Will you repeat only the lines from the one with "Clone this chart in matplotlib." through the one with "import matplotlib.pyplot as plt", both included, leaving every picture out?

--- START SUPPLIED RECORDS ---

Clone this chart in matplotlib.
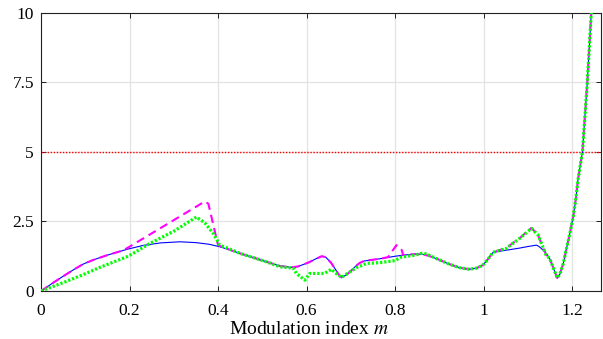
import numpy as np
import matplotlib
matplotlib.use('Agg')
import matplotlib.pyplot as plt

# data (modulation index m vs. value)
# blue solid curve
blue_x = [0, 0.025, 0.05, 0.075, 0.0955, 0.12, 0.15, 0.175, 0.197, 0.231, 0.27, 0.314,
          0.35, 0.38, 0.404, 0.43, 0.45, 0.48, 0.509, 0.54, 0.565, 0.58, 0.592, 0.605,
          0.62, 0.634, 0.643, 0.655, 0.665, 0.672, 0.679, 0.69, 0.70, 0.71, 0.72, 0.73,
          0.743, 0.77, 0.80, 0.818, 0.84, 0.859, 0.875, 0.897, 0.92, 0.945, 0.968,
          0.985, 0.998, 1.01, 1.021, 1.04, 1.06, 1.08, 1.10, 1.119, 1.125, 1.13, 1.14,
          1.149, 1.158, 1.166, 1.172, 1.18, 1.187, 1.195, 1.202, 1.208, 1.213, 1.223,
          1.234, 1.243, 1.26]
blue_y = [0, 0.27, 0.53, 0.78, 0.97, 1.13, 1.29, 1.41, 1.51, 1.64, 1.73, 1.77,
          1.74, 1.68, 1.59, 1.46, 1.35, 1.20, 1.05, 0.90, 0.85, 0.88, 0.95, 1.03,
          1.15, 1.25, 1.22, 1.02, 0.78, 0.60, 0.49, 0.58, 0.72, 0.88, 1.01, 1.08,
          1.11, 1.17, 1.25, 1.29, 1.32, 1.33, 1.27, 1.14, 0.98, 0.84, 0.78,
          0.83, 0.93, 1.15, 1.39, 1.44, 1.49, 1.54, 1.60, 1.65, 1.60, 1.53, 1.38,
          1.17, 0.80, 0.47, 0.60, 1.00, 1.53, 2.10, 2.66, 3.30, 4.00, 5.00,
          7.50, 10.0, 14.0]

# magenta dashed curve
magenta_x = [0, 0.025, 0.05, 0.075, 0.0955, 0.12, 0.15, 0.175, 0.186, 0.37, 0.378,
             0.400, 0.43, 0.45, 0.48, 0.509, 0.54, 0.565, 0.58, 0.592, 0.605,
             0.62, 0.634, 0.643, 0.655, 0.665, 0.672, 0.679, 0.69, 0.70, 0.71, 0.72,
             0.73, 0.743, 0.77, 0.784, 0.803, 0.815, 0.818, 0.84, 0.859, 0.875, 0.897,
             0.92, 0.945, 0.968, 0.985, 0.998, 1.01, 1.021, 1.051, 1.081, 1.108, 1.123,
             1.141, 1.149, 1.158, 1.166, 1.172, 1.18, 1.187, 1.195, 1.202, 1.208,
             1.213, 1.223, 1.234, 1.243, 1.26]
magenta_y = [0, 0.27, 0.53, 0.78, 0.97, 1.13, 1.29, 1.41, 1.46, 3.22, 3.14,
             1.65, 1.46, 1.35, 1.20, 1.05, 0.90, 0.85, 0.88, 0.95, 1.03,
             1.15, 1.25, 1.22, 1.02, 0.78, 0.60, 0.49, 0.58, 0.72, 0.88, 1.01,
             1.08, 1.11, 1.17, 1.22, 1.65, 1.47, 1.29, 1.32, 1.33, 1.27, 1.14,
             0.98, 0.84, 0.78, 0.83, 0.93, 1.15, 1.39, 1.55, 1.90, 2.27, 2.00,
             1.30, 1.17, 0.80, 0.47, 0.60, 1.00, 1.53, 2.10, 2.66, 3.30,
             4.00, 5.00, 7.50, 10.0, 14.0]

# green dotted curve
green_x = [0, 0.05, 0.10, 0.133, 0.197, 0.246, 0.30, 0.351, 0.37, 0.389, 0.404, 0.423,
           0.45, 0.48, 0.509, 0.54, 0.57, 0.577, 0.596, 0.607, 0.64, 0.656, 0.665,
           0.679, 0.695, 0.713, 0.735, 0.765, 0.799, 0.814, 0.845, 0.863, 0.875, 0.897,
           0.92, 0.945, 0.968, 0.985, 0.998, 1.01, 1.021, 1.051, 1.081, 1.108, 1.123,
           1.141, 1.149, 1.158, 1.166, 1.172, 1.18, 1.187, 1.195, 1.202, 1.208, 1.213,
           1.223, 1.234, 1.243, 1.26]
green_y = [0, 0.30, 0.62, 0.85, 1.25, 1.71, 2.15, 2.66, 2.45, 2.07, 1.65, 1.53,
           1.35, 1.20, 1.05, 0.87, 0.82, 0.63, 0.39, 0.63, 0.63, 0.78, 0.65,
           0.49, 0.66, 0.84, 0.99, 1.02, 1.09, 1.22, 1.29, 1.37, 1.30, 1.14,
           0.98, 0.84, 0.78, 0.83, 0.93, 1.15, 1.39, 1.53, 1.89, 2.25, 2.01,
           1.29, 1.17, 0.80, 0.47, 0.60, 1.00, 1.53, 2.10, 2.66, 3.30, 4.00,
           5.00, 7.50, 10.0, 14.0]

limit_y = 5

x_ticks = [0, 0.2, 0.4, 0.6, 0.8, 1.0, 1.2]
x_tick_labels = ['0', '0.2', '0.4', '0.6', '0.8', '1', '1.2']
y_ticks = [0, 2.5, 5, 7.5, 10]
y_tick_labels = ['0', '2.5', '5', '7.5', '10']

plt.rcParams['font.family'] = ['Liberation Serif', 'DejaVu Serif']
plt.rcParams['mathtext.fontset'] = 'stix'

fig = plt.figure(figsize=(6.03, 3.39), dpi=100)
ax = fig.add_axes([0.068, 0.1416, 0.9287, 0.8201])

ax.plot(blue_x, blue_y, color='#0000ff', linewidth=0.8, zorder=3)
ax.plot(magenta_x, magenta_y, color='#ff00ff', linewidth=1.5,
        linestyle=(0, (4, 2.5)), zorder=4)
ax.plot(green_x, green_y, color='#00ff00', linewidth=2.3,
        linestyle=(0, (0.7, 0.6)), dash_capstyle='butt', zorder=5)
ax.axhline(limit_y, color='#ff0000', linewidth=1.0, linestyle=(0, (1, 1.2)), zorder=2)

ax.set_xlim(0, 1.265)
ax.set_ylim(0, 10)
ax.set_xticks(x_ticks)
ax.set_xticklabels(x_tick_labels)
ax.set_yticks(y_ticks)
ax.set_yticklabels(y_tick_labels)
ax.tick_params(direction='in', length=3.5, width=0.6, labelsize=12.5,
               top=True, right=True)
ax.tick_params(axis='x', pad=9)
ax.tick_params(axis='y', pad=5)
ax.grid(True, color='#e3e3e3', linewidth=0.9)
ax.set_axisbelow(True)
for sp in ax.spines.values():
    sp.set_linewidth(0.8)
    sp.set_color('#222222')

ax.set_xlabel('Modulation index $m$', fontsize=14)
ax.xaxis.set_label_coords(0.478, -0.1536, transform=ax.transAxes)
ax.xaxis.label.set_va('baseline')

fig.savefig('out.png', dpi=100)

--- END SUPPLIED RECORDS ---
--- START SUPPLIED RECORDS ---

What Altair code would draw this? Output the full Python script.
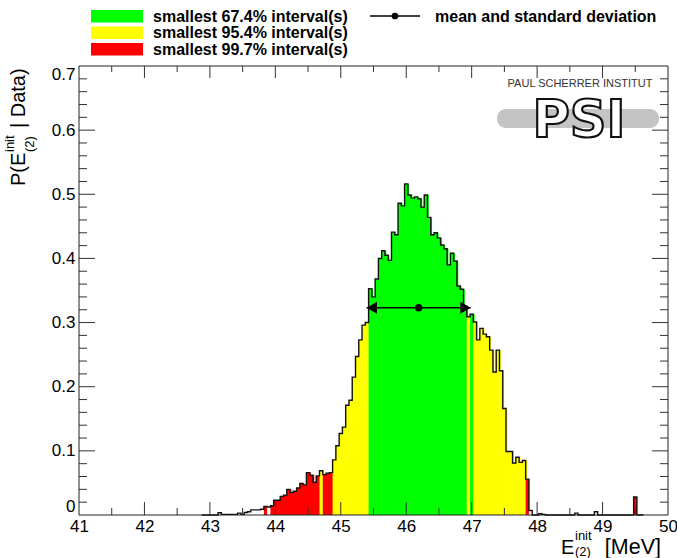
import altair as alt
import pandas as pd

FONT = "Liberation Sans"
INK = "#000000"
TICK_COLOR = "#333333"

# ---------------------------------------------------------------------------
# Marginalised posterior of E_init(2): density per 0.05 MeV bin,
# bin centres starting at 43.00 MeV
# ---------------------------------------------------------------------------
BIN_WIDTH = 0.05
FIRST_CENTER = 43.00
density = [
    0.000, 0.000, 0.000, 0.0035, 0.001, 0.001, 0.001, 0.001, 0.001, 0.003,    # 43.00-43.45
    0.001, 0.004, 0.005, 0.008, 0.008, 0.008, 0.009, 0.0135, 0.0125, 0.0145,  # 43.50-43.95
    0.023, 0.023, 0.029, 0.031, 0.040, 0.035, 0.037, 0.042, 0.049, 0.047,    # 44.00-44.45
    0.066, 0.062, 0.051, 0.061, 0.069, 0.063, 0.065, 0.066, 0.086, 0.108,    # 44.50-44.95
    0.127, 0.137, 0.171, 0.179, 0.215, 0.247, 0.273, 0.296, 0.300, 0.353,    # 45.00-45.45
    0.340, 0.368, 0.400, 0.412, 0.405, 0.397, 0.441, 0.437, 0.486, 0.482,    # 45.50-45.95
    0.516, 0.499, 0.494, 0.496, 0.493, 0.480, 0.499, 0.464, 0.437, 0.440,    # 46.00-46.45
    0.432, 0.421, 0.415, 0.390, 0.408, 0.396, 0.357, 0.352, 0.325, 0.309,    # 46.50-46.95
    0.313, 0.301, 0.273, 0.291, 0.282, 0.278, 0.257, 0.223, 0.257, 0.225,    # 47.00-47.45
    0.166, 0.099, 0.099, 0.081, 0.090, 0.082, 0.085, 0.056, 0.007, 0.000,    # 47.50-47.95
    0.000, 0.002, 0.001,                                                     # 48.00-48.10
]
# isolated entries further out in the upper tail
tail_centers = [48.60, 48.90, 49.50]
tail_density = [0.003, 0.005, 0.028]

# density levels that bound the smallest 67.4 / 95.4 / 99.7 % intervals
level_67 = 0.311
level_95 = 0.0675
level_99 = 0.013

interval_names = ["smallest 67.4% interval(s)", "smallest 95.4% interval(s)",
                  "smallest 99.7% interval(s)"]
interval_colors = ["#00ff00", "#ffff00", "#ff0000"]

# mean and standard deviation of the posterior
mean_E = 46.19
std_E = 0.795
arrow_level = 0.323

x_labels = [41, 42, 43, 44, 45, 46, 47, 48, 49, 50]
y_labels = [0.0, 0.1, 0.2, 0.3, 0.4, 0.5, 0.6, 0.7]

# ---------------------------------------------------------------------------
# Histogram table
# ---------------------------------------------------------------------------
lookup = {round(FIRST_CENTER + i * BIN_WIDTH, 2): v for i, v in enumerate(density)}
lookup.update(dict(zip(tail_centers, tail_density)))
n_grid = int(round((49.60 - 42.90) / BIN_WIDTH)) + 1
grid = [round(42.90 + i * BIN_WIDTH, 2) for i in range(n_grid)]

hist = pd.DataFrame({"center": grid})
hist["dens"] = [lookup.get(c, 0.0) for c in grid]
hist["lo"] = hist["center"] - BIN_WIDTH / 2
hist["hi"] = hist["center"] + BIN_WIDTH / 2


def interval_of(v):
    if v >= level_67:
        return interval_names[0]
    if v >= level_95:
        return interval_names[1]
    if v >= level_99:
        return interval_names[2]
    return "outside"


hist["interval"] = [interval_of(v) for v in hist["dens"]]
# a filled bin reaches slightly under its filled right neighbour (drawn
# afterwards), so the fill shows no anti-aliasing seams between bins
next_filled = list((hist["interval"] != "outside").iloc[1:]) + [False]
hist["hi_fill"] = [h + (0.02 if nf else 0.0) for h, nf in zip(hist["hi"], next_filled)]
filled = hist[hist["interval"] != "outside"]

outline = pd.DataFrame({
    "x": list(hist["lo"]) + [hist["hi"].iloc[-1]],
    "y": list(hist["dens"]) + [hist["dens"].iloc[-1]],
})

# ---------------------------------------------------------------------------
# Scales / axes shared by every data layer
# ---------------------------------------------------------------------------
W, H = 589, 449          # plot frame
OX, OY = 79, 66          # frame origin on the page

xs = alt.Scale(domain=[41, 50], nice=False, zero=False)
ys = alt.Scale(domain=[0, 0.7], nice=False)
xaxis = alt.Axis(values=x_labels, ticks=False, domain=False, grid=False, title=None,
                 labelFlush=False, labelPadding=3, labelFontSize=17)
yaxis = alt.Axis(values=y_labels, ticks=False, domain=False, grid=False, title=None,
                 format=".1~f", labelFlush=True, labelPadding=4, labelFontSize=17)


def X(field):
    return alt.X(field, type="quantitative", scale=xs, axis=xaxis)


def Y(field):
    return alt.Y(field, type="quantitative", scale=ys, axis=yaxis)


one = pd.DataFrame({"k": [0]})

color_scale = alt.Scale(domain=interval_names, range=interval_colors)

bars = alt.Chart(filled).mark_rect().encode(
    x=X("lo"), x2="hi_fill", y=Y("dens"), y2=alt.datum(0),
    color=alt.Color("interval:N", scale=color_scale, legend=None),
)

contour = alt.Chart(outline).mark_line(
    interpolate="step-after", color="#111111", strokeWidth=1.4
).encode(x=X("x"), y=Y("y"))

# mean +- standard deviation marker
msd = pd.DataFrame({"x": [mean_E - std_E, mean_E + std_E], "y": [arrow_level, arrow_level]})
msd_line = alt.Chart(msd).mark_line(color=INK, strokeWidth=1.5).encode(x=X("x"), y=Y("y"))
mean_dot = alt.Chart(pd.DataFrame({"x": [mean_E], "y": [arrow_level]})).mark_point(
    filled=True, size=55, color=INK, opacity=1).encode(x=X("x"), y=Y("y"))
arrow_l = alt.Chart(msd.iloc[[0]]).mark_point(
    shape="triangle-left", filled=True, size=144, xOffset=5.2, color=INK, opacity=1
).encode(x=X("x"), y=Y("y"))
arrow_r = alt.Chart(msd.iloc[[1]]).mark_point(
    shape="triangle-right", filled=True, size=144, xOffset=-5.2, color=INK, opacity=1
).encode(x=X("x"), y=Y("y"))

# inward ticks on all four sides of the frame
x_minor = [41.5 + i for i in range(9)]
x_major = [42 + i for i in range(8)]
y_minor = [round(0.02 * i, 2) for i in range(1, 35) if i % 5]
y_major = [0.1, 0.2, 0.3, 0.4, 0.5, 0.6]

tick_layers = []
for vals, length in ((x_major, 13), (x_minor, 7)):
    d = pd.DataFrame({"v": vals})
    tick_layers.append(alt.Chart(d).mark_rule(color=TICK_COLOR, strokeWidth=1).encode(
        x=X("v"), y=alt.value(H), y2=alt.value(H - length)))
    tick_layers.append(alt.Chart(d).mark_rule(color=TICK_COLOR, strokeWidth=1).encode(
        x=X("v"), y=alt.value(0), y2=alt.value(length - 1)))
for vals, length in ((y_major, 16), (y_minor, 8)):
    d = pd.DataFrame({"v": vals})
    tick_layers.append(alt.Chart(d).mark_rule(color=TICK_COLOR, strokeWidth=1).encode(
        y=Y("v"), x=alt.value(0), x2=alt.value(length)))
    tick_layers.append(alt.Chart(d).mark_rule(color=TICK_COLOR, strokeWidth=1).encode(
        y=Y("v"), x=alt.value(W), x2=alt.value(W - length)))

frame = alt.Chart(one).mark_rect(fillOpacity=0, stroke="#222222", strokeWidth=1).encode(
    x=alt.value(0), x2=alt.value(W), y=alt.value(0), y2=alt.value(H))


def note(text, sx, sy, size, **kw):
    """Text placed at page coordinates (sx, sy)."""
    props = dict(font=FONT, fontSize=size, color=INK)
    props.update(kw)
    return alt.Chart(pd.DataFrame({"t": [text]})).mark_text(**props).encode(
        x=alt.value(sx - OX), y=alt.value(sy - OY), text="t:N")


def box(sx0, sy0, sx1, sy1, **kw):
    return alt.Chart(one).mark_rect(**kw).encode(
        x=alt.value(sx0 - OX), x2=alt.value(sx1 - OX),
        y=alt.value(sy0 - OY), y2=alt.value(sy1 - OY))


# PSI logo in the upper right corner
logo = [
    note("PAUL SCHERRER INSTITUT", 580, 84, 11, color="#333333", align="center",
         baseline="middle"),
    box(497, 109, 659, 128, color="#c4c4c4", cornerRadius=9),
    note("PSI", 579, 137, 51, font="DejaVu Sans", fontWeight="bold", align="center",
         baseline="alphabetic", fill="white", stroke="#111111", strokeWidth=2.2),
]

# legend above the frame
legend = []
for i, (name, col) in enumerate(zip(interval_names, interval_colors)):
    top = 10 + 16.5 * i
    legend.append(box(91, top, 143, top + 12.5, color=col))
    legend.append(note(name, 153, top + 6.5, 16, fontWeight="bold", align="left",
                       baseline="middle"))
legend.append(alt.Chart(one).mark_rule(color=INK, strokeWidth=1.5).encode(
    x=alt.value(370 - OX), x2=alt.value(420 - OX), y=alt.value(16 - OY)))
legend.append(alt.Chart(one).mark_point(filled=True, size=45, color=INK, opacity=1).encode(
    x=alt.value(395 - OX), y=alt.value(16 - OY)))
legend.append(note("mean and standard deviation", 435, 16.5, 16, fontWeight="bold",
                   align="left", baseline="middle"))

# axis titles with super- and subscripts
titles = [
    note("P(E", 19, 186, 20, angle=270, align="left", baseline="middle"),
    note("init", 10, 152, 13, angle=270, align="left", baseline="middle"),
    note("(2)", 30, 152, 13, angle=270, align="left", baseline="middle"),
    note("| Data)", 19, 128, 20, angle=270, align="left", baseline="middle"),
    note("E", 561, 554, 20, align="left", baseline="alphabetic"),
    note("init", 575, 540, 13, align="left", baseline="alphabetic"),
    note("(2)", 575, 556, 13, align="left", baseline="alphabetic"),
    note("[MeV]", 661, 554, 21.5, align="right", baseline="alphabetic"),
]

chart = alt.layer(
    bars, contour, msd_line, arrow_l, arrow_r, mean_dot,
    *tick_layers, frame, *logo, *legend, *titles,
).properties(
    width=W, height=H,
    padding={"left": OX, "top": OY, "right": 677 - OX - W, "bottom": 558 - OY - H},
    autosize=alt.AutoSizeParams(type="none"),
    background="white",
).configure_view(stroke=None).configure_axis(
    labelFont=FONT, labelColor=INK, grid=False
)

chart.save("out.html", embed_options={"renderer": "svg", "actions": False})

--- END SUPPLIED RECORDS ---

THE COMPLETED TASK =>
Clone this chart in matplotlib.
import numpy as np
import matplotlib
matplotlib.use('Agg')
import matplotlib.pyplot as plt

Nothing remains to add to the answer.